The interesting line is the white line, which is the integral accumulation.
It seems the formula this function uses is:
OP = KP*E + KI * SUM(INT) + KD * dE/dt
or more simply
OP = PROP + INT + DERV
you can see at the start of my test, PROP = 1, INT = 100 (White line) and DERV = 0.
This gives an OP of 101, which gets clipped to 100.
I then increase my error to -20, and my output decreases until it hits 0.
OP = -20 + 20 + 0 = 0
I then increase my PV to 200, then 300.
OP = -220 + 20 + 0 = -200, which gets clipped to zero.

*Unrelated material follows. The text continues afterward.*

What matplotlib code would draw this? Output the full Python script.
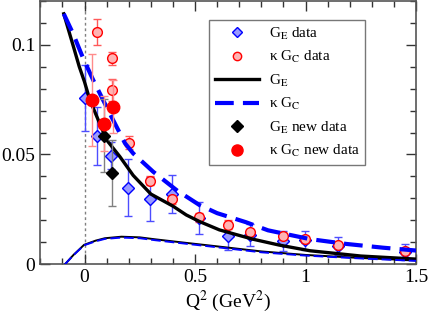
import matplotlib
matplotlib.use("Agg")
import matplotlib.pyplot as plt
from matplotlib.lines import Line2D
from matplotlib.ticker import MultipleLocator

plt.rcParams['font.family'] = ['Liberation Serif', 'DejaVu Serif']
plt.rcParams['mathtext.fontset'] = 'stix'

# G_E data (open diamonds)
ge_x = [0.0, 0.056, 0.119, 0.197, 0.295, 0.396, 0.519, 0.647, 0.748, 0.896, 0.997, 1.148, 1.449]
ge_y = [0.0758, 0.0584, 0.0495, 0.0349, 0.0296, 0.032, 0.021, 0.013, 0.0134, 0.0108, 0.011, 0.0084, 0.0057]
ge_err = [0.015, 0.013, 0.006, 0.013, 0.010, 0.0087, 0.0072, 0.0065, 0.005, 0.0045, 0.0044, 0.004, 0.0036]

# kappa G_C data (open circles)
gc_x = [0.057, 0.125, 0.125, 0.20, 0.295, 0.396, 0.519, 0.647, 0.748, 0.896, 0.997, 1.148, 1.449]
gc_y = [0.1058, 0.0937, 0.0793, 0.0554, 0.0381, 0.0296, 0.0215, 0.0181, 0.0148, 0.013, 0.0114, 0.0086, 0.0063]
gc_err = [0.006, 0.003, 0.005, 0.003, 0.002, 0.002, 0.002, 0.002, 0.0015, 0.0015, 0.0015, 0.0012, 0.0012]

# new data
ge_new_x = [0.089, 0.125]
ge_new_y = [0.0586, 0.0415]
ge_new_err = [0.0165, 0.015]

gc_new_x = [0.036, 0.089, 0.13]
gc_new_y = [0.0748, 0.0639, 0.0717]
gc_new_err = [0.021, 0.0125, 0.012]

# model curves
ge_curve_x = [-0.094, -0.05, -0.024, 0.0, 0.024, 0.062, 0.10, 0.16, 0.22, 0.30, 0.40, 0.46, 0.52,
              0.61, 0.76, 0.88, 1.02, 1.25, 1.5]
ge_curve_y = [0.114, 0.099, 0.090, 0.083, 0.0748, 0.0657, 0.0566, 0.049, 0.0405, 0.032, 0.0265, 0.0225,
              0.0195, 0.0157, 0.0115, 0.0088, 0.0062, 0.0038, 0.0024]

gc_curve_x = [-0.094, -0.052, -0.006, 0.039, 0.114, 0.183, 0.22, 0.31, 0.42, 0.52, 0.60, 0.73, 0.83,
              1.02, 1.185, 1.35, 1.5]
gc_curve_y = [0.114, 0.105, 0.0937, 0.0839, 0.0687, 0.0551, 0.0505, 0.0422, 0.0335, 0.027, 0.0233,
              0.0192, 0.0155, 0.0115, 0.0093, 0.0076, 0.0063]

low_x = [-0.089, -0.05, -0.002, 0.05, 0.092, 0.167, 0.25, 0.32, 0.45, 0.6, 0.8, 1.0, 1.25, 1.5]
low_ge_y = [0.0, 0.0043, 0.0089, 0.0108, 0.0119, 0.0126, 0.0123, 0.0114, 0.0099, 0.0082, 0.0059,
            0.0043, 0.0029, 0.0018]
low_gc_y = [0.0, 0.0042, 0.0087, 0.0105, 0.0116, 0.0122, 0.0119, 0.0110, 0.0095, 0.0078, 0.0055,
            0.0040, 0.0027, 0.0016]

labels = [r'G$_\mathrm{E}$ data', u'\u03ba G$_\\mathrm{C}$ data', r'G$_\mathrm{E}$',
          u'\u03ba G$_\\mathrm{C}$', r'G$_\mathrm{E}$ new data', u'\u03ba G$_\\mathrm{C}$ new data']

fig = plt.figure(figsize=(4.29, 3.14), dpi=100)
ax = fig.add_axes([0.094, 0.158, 0.876, 0.84])

ax.axvline(0, color='gray', ls=(0, (2, 2)), lw=1, zorder=1)

ge_style = dict(marker='D', ms=6, mfc=(0.6, 0.6, 1.0), mec='blue', mew=1)
gc_style = dict(marker='o', ms=7, mfc=(1.0, 0.7, 0.7), mec='red', mew=1)
ge_new_style = dict(marker='D', ms=6.5, mfc='black', mec='black')
gc_new_style = dict(marker='o', ms=9, mfc='red', mec='red')

ax.errorbar(ge_x, ge_y, yerr=ge_err, ls='none', ecolor=(0.3, 0.3, 1.0), elinewidth=1, capsize=3,
            zorder=3, **ge_style)
ax.errorbar(gc_x, gc_y, yerr=gc_err, ls='none', ecolor=(1.0, 0.35, 0.35), elinewidth=1, capsize=3,
            zorder=3, **gc_style)

ax.plot(ge_curve_x, ge_curve_y, color='black', lw=2.4, zorder=4)
ax.plot(gc_curve_x, gc_curve_y, color='blue', lw=3, ls=(0, (4.5, 2.2)), zorder=4)
ax.plot(low_x, low_ge_y, color='black', lw=1.4, zorder=4)
ax.plot(low_x, low_gc_y, color='blue', lw=1.4, ls=(0, (5, 2)), zorder=4)

ax.errorbar(ge_new_x, ge_new_y, yerr=ge_new_err, ls='none', ecolor='gray', elinewidth=1, capsize=3,
            zorder=5, **ge_new_style)
ax.errorbar(gc_new_x, gc_new_y, yerr=gc_new_err, ls='none', ecolor=(1.0, 0.55, 0.55), elinewidth=1,
            capsize=3, zorder=5, **gc_new_style)

ax.set_xlim(-0.2, 1.5)
ax.set_ylim(0, 0.12)
ax.xaxis.set_minor_locator(MultipleLocator(0.1))
ax.yaxis.set_minor_locator(MultipleLocator(0.01))
ax.set_xticks([0, 0.5, 1, 1.5])
ax.set_xticklabels(['0', '0.5', '1', '1.5'])
ax.set_yticks([0, 0.05, 0.1])
ax.set_yticklabels(['0', '0.05', '0.1'])
ax.tick_params(which='both', direction='in', top=True, right=True, labelsize=14, colors='#333333',
               labelcolor='black')
ax.tick_params(which='major', length=7, width=1)
ax.tick_params(which='minor', length=4, width=1)
for s in ax.spines.values():
    s.set_color('#555555')
    s.set_linewidth(1.2)

ax.set_xlabel(r'Q$^2$ (GeV$^2$)', fontsize=14, labelpad=2)

handles = [
    Line2D([], [], ls='none', **dict(ge_style, ms=5.5)),
    Line2D([], [], ls='none', **dict(gc_style, ms=6)),
    Line2D([], [], color='black', lw=2.4),
    Line2D([], [], color='blue', lw=3, ls=(0, (4.5, 2.2))),
    Line2D([], [], ls='none', **dict(ge_new_style, ms=6)),
    Line2D([], [], ls='none', **dict(gc_new_style, ms=8)),
]
leg = ax.legend(handles, labels, loc='upper left', bbox_to_anchor=(0.449, 0.928), fontsize=11,
                frameon=True, fancybox=False, handlelength=2.9, handletextpad=0.6, labelspacing=0.48,
                borderpad=0.4, borderaxespad=0)
leg.get_frame().set_edgecolor('#555555')
leg.get_frame().set_linewidth(1)

fig.savefig('out.png', dpi=100)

I then decrease my PV by 100, which temporarily makes:
OP = -120 + 20 + 100/0.1 = 900, which gets clipped to 100.
The integral is allowed to wind up in the next scan, as it is no longer on a low limit.
OP = -120 - 27 + 0 = -147 which gets clipped to zero.

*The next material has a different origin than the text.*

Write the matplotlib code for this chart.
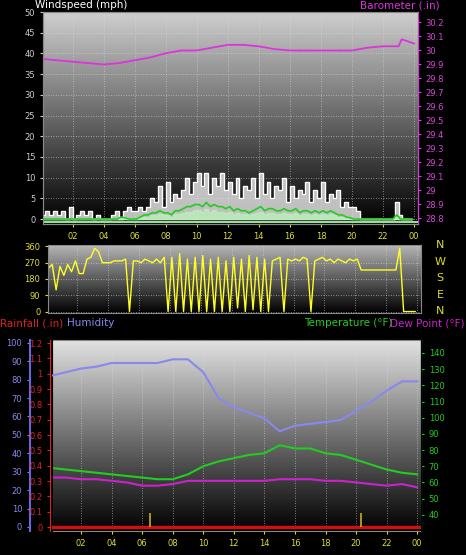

I then slowly decrease my error towards the SP. When I reach 80,
OP = 0 - 39 + 0 = -39, which is still clipped to zero.
When my PV goes below my SP, the integral starts winding back to zero, and it is 20 seconds before it reaches zero, and my CV can start changing.
In summary, the integral is allowed to wind up when the derivative is high enough, but doesn't then unwind itself when the derivative drops. This is potential for concern. I'd almost raise a bug with Rockwell, but the answer will probably be to use the PIDE.